Culture aficionados were aghast that there was no calypso in the NSSO’s performance.

They questioned how the music of Beethoven, Tchaikovsky and Andrew Lloyd Webber could take precedence over the compositions of the late grandmaster of calypso Lord Kitchener (Aldwyn Roberts), most of whose works were composed for the national musical instrument.

Fans of the Kitchener’s remembered his birthday on Friday, just one day before the launch of the NSSO.

Boogsie said: “That (calypso) should be part of the repertoire from its very start. That’s your culture! This is a great thing...the G-pan. It has a lot of notes like a complete instrument, but at the same time, this is a National (Steel) Symphony Orchestra. Lets say they go to Europe to play, being from the land of steelband and calypso and people say you all play some calypso music, what are they going to say? They don’t know it?

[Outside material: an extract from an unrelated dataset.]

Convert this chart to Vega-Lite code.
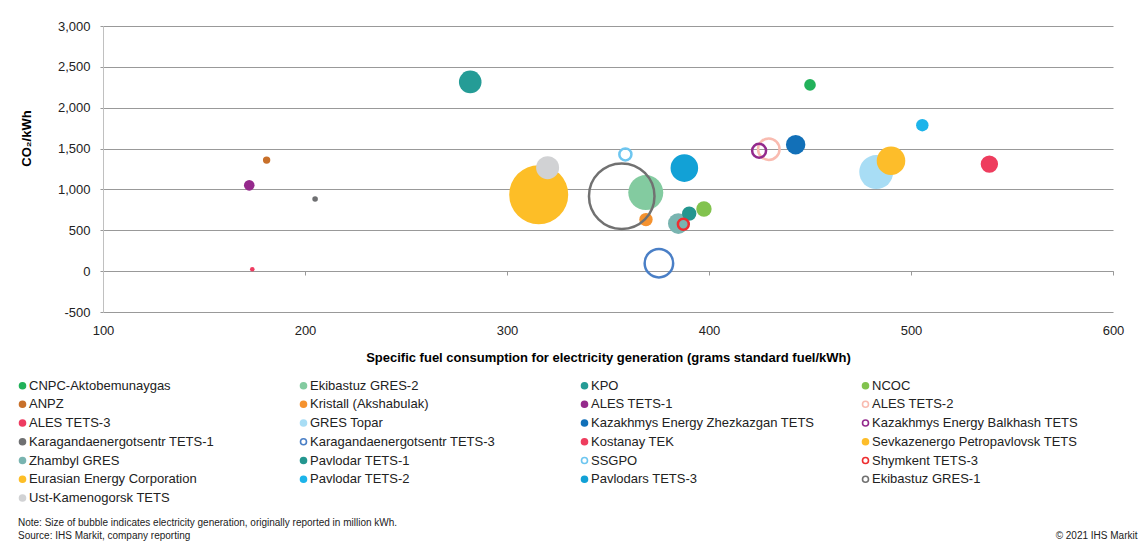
{
  "$schema": "https://vega.github.io/schema/vega-lite/v6.json",
  "width": 1010,
  "height": 286,
  "autosize": {"type": "none"},
  "padding": {"left": 103, "top": 26, "right": 32, "bottom": 238},
  "background": "white",
  "config": {
    "font": "Liberation Sans",
    "view": {"stroke": null},
    "legend": {"labelLimit": 400}
  },
  "title": {
    "text": ["Note: Size of bubble indicates electricity generation, originally reported in million kWh.", "Source: IHS Markit, company reporting"],
    "orient": "bottom",
    "anchor": "start",
    "frame": "group",
    "dx": -85,
    "offset": -22,
    "fontSize": 10,
    "fontWeight": "normal",
    "lineHeight": 13,
    "color": "#222222"
  },
  "data": {
    "values": [
      {"plant": "CNPC-Aktobemunaygas", "fuel": 450.0, "co2": 2279, "generation": 606, "marker": "filled"},
      {"plant": "Ekibastuz GRES-2", "fuel": 368.7, "co2": 961, "generation": 5513, "marker": "filled"},
      {"plant": "KPO", "fuel": 281.8, "co2": 2316, "generation": 2298, "marker": "filled"},
      {"plant": "NCOC", "fuel": 397.5, "co2": 761, "generation": 1067, "marker": "filled"},
      {"plant": "ANPZ", "fuel": 181.0, "co2": 1359, "generation": 246, "marker": "filled"},
      {"plant": "Kristall (Akshabulak)", "fuel": 368.8, "co2": 631, "generation": 808, "marker": "filled"},
      {"plant": "ALES TETS-1", "fuel": 172.4, "co2": 1050, "generation": 506, "marker": "filled"},
      {"plant": "ALES TETS-2", "fuel": 429.6, "co2": 1493, "generation": 2080, "marker": "open"},
      {"plant": "ALES TETS-3", "fuel": 173.9, "co2": 24, "generation": 95, "marker": "filled"},
      {"plant": "GRES Topar", "fuel": 482.8, "co2": 1212, "generation": 5202, "marker": "filled"},
      {"plant": "Kazakhmys Energy Zhezkazgan TETS", "fuel": 442.9, "co2": 1547, "generation": 1694, "marker": "filled"},
      {"plant": "Kazakhmys Energy Balkhash TETS", "fuel": 424.8, "co2": 1474, "generation": 869, "marker": "open"},
      {"plant": "Karagandaenergotsentr TETS-1", "fuel": 205.0, "co2": 883, "generation": 141, "marker": "filled"},
      {"plant": "Karagandaenergotsentr TETS-3", "fuel": 375.2, "co2": 98, "generation": 3655, "marker": "open"},
      {"plant": "Kostanay TEK", "fuel": 538.8, "co2": 1310, "generation": 1362, "marker": "filled"},
      {"plant": "Sevkazenergo Petropavlovsk TETS", "fuel": 490.1, "co2": 1351, "generation": 3681, "marker": "filled"},
      {"plant": "Zhambyl GRES", "fuel": 384.8, "co2": 582, "generation": 1910, "marker": "filled"},
      {"plant": "Pavlodar TETS-1", "fuel": 390.2, "co2": 704, "generation": 933, "marker": "filled"},
      {"plant": "SSGPO", "fuel": 358.6, "co2": 1428, "generation": 659, "marker": "open"},
      {"plant": "Shymkent TETS-3", "fuel": 387.3, "co2": 574, "generation": 535, "marker": "open"},
      {"plant": "Eurasian Energy Corporation", "fuel": 315.7, "co2": 936, "generation": 15665, "marker": "filled"},
      {"plant": "Pavlodar TETS-2", "fuel": 505.6, "co2": 1786, "generation": 692, "marker": "filled"},
      {"plant": "Pavlodars TETS-3", "fuel": 387.8, "co2": 1261, "generation": 3428, "marker": "filled"},
      {"plant": "Ekibastuz GRES-1", "fuel": 356.8, "co2": 918, "generation": 19307, "marker": "open"},
      {"plant": "Ust-Kamenogorsk TETS", "fuel": 320.1, "co2": 1266, "generation": 2381, "marker": "filled"}
    ]
  },
  "encoding": {
    "x": {
      "field": "fuel",
      "type": "quantitative",
      "scale": {"domain": [100, 600], "nice": false, "zero": false},
      "axis": {
        "values": [100, 200, 300, 400, 500, 600],
        "offset": -41,
        "grid": false,
        "domain": true,
        "domainColor": "#999999",
        "ticks": true,
        "tickColor": "#999999",
        "tickSize": 4,
        "labelFlush": false,
        "labelPadding": 49,
        "labelFontSize": 13,
        "labelColor": "#222222",
        "title": "Specific fuel consumption for electricity generation (grams standard fuel/kWh)",
        "titleFontSize": 13,
        "titleFontWeight": "bold",
        "titleColor": "#000000",
        "titlePadding": 14
      }
    }
  },
  "layer": [
    {
      "mark": {"type": "point", "filled": false, "opacity": 1, "shape": "circle"},
      "encoding": {
        "y": {
          "field": "co2",
          "type": "quantitative",
          "scale": {"domain": [-500, 3000], "nice": false, "zero": false},
          "axis": {
            "orient": "left",
            "values": [-500, 0, 500, 1000, 1500, 2000, 2500, 3000],
            "labelExpr": "replace(format(datum.value, ','), '\u2212', '-')",
            "grid": true,
            "gridColor": "#999999",
            "gridWidth": 1,
            "domain": true,
            "domainColor": "#c0c0c0",
            "ticks": true,
            "tickColor": "#999999",
            "tickSize": 3,
            "labelPadding": 10,
            "labelFontSize": 13,
            "labelColor": "#222222",
            "title": "CO\u2082/kWh",
            "titleFontSize": 13,
            "titleFontWeight": "bold",
            "titleColor": "#000000",
            "titleAngle": -90,
            "titleX": -77,
            "titleY": 112,
            "titleAlign": "center",
            "titleBaseline": "middle"
          }
        },
        "size": {
          "field": "generation",
          "type": "quantitative",
          "scale": {"type": "linear", "domain": [0, 20000], "range": [0, 4444], "zero": true},
          "legend": null
        },
        "fill": {
          "field": "plant",
          "type": "nominal",
          "scale": {
            "domain": ["CNPC-Aktobemunaygas","Ekibastuz GRES-2","KPO","NCOC","ANPZ","Kristall (Akshabulak)","ALES TETS-1","ALES TETS-2","ALES TETS-3","GRES Topar","Kazakhmys Energy Zhezkazgan TETS","Kazakhmys Energy Balkhash TETS","Karagandaenergotsentr TETS-1","Karagandaenergotsentr TETS-3","Kostanay TEK","Sevkazenergo Petropavlovsk TETS","Zhambyl GRES","Pavlodar TETS-1","SSGPO","Shymkent TETS-3","Eurasian Energy Corporation","Pavlodar TETS-2","Pavlodars TETS-3","Ekibastuz GRES-1","Ust-Kamenogorsk TETS"],
            "range": ["#22B15A","#83CBA0","#259C96","#82C34E","#C8702A","#F5922F","#952A8C","transparent","#EE3C61","#A8DDF5","#1270B8","transparent","#6F7072","transparent","#EE3D5E","#FDBD2A","#79B4B0","#24968F","transparent","transparent","#FDBE27","#1DB4EA","#12A1D6","transparent","#D1D2D4"]
          },
          "legend": {
            "orient": "none",
            "direction": "horizontal",
            "legendX": -87,
            "legendY": 353,
            "columns": 4,
            "gridAlign": "all",
            "columnPadding": 44,
            "rowPadding": 4.75,
            "symbolType": "circle",
            "symbolSize": 36,
            "symbolStrokeWidth": 1.6,
            "labelFontSize": 13,
            "labelOffset": 0,
            "labelColor": "#222222",
            "labelLimit": 400,
            "title": null
          }
        },
        "stroke": {
          "field": "plant",
          "type": "nominal",
          "scale": {
            "domain": ["CNPC-Aktobemunaygas","Ekibastuz GRES-2","KPO","NCOC","ANPZ","Kristall (Akshabulak)","ALES TETS-1","ALES TETS-2","ALES TETS-3","GRES Topar","Kazakhmys Energy Zhezkazgan TETS","Kazakhmys Energy Balkhash TETS","Karagandaenergotsentr TETS-1","Karagandaenergotsentr TETS-3","Kostanay TEK","Sevkazenergo Petropavlovsk TETS","Zhambyl GRES","Pavlodar TETS-1","SSGPO","Shymkent TETS-3","Eurasian Energy Corporation","Pavlodar TETS-2","Pavlodars TETS-3","Ekibastuz GRES-1","Ust-Kamenogorsk TETS"],
            "range": ["#22B15A","#83CBA0","#259C96","#82C34E","#C8702A","#F5922F","#952A8C","#F9BBB0","#EE3C61","#A8DDF5","#1270B8","#932A8D","#6F7072","#4A7FC6","#EE3D5E","#FDBD2A","#79B4B0","#24968F","#6DC6F0","#EE2D2F","#FDBE27","#1DB4EA","#12A1D6","#717171","#D1D2D4"]
          },
          "legend": {
            "orient": "none",
            "direction": "horizontal",
            "legendX": -87,
            "legendY": 353,
            "columns": 4,
            "gridAlign": "all",
            "columnPadding": 44,
            "rowPadding": 4.75,
            "symbolType": "circle",
            "symbolSize": 36,
            "symbolStrokeWidth": 1.6,
            "labelFontSize": 13,
            "labelOffset": 0,
            "labelColor": "#222222",
            "labelLimit": 400,
            "title": null
          }
        },
        "strokeWidth": {
          "condition": {"test": "datum.marker === 'open'", "value": 2.5},
          "value": 0
        }
      }
    },
    {
      "mark": {"type": "point", "opacity": 0, "size": 1},
      "encoding": {
        "y": {
          "field": "co2",
          "type": "quantitative",
          "scale": {"domain": [-500, 3000], "nice": false, "zero": false},
          "axis": {
            "orient": "right",
            "labels": false,
            "ticks": false,
            "domain": false,
            "grid": false,
            "title": "\u00a9 2021 IHS Markit",
            "titleFontSize": 10,
            "titleFontWeight": "normal",
            "titleColor": "#222222",
            "titleAngle": 0,
            "titleAlign": "right",
            "titleBaseline": "middle",
            "titleX": 24,
            "titleY": 509
          }
        }
      }
    }
  ],
  "resolve": {"axis": {"y": "independent"}}
}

They don’t know their own music?”

The NSSO was established at an initial cost of $850,000 with a recurrent cost of more than TT$9.5 million.

Prime Minister Patrick Manning unveiled the Government’s latest intervention into the procurement of this country’s indigenous art form.

He addressed a gathering which included President George Maxwell Richards and Mrs Richards, Pan Trinbago president Patrick Arnold, Culture Minister Marlene Mc Donald, members of the the Government, and the diplomatic corps.

Manning said the musicians attached to the NSSO had been given full-time employment and would receive monthly salaries as part of their professional status.

The Prime Minister assured the gathering that, “the orchestra would be the premiere steel orchestra in the world and the orchestra would have a repertoire that would involve a symphony repertoire, but also involving the music that is known to the steelbands in T&T.”

The Queen’s Hall audience grumbled about the absence of calypso during cocktails, but Boogsie was the only one brave enough to voice his disgust to the media.

While patrons lauded the decision of the NSSO management to premiere original works from young musicians Nigel Diaz, who is a member of the NSSO, as well as a musical work by Jit Samaroo, the audience felt distinct calypso music should not have been omitted from the programme which was supposed to feature all things national.

Referring to a recent concert performance in T&T by the University Singers from the UWI Mona, Jamaica campus, Boogsie recalled that the choir sang calypso music, but ensured that its repertoire was filled with Bob Marley’s reggae music.

Boogsie did praise the use of original works from Diaz, titled Programme Sonata and The Call of Steel.

In his view that decision would encourage more young pannists to compose and create music.

But he wanted officials of the symphony to promote a culture of musical patriotism among this crop of young pan music ambassadors.

“I enjoyed what went on here tonight. I enjoyed the symphony orchestra. It’s a good thing that the Prime Minister did, but you can’t leave out your own music,” Boogsie declared.